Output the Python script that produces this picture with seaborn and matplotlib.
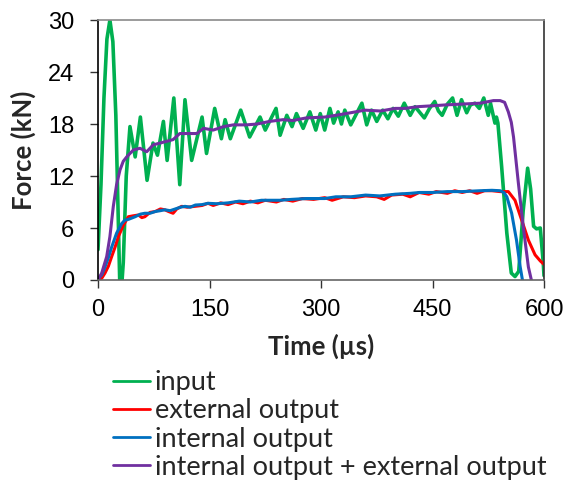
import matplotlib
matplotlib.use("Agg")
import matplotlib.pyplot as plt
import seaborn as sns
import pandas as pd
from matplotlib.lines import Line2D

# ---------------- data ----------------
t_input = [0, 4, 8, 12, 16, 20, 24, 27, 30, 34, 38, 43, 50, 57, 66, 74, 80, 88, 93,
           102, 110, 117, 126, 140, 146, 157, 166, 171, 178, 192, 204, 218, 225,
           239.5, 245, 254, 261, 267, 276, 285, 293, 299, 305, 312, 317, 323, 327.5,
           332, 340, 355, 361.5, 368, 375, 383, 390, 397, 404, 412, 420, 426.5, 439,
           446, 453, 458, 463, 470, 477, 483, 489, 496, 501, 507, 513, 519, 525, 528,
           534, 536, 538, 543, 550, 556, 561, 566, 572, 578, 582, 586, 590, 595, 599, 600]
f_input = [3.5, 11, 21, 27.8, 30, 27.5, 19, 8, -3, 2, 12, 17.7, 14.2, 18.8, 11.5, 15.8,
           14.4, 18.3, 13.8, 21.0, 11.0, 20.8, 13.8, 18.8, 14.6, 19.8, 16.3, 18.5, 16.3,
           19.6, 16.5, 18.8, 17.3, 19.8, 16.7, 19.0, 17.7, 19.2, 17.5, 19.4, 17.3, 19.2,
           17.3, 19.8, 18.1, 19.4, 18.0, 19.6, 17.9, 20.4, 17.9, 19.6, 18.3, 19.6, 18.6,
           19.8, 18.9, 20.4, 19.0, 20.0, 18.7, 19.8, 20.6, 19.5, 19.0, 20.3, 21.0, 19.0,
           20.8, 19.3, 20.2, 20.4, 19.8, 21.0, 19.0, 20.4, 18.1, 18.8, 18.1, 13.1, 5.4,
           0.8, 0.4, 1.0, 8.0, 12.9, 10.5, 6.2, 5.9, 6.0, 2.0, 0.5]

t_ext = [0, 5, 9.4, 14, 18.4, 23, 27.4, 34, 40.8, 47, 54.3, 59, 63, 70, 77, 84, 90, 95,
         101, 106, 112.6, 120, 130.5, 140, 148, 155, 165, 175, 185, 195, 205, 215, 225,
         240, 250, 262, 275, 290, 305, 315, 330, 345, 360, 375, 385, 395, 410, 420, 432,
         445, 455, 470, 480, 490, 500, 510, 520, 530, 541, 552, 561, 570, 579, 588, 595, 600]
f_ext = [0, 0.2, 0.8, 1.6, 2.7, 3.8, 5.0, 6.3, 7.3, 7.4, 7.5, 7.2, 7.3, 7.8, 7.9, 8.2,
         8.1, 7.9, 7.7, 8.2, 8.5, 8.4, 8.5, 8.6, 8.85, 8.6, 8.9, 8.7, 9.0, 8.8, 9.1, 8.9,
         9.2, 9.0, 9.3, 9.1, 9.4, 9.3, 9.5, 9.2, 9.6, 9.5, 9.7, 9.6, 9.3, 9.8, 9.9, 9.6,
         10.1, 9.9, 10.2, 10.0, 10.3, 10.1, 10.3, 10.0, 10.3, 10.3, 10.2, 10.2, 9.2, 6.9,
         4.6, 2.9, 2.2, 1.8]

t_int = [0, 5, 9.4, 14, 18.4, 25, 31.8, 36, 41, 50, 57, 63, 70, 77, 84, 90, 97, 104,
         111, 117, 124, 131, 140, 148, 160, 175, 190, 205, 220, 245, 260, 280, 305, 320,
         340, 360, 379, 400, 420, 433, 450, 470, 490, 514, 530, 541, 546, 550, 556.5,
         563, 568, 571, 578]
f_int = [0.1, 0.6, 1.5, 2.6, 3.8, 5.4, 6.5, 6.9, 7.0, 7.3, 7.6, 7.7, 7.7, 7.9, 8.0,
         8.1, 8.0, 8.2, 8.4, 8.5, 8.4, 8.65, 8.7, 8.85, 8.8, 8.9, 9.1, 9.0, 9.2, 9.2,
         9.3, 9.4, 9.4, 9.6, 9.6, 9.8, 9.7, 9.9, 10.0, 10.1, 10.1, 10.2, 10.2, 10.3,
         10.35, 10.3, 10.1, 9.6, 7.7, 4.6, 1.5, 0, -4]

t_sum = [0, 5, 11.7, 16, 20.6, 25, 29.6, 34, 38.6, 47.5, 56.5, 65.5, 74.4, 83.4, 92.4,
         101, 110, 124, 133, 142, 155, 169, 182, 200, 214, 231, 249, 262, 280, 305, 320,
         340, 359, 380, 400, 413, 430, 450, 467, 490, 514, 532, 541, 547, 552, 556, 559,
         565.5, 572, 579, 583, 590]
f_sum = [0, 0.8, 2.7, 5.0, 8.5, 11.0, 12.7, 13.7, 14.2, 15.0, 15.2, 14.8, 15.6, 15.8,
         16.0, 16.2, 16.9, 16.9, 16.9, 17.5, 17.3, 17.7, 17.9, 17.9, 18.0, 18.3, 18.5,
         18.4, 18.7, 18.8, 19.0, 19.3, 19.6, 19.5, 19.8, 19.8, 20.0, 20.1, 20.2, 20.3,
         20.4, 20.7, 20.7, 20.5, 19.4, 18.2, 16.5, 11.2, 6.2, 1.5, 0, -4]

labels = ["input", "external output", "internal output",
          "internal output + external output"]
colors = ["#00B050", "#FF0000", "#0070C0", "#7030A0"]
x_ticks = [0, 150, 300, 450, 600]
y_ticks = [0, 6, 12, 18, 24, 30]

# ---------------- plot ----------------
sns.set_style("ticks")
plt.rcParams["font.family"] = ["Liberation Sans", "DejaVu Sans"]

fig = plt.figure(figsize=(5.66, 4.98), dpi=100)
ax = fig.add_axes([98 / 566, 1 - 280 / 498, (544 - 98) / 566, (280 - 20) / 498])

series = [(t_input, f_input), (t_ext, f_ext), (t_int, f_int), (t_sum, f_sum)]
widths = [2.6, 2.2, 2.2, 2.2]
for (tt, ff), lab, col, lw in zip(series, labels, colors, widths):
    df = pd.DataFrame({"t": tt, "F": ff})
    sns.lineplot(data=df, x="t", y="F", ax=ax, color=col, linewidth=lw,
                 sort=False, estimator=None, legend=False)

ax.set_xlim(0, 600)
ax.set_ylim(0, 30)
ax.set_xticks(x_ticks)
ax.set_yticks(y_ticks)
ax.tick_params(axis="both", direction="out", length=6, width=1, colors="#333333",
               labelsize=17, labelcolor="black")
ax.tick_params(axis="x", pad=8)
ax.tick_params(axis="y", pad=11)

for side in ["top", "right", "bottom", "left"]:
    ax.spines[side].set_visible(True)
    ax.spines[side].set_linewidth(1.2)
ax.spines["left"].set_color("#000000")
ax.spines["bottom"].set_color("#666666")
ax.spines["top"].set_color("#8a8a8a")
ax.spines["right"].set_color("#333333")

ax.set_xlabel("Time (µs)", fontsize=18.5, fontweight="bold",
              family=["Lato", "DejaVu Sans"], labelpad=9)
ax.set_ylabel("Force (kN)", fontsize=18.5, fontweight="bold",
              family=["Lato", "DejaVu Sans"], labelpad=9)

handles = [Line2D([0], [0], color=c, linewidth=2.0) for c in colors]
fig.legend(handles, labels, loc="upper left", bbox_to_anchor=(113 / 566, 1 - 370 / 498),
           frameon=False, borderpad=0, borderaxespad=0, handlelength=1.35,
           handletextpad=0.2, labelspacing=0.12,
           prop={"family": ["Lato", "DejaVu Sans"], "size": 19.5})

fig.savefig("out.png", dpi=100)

→ Required work
Pictures excluded, repeat exactly the lines from the top of the material through the line with "from matplotlib.lines import Line2D", including both of those lines.

→ Result for this exercise
Output the Python script that produces this picture with seaborn and matplotlib.
import matplotlib
matplotlib.use("Agg")
import matplotlib.pyplot as plt
import seaborn as sns
import pandas as pd
from matplotlib.lines import Line2D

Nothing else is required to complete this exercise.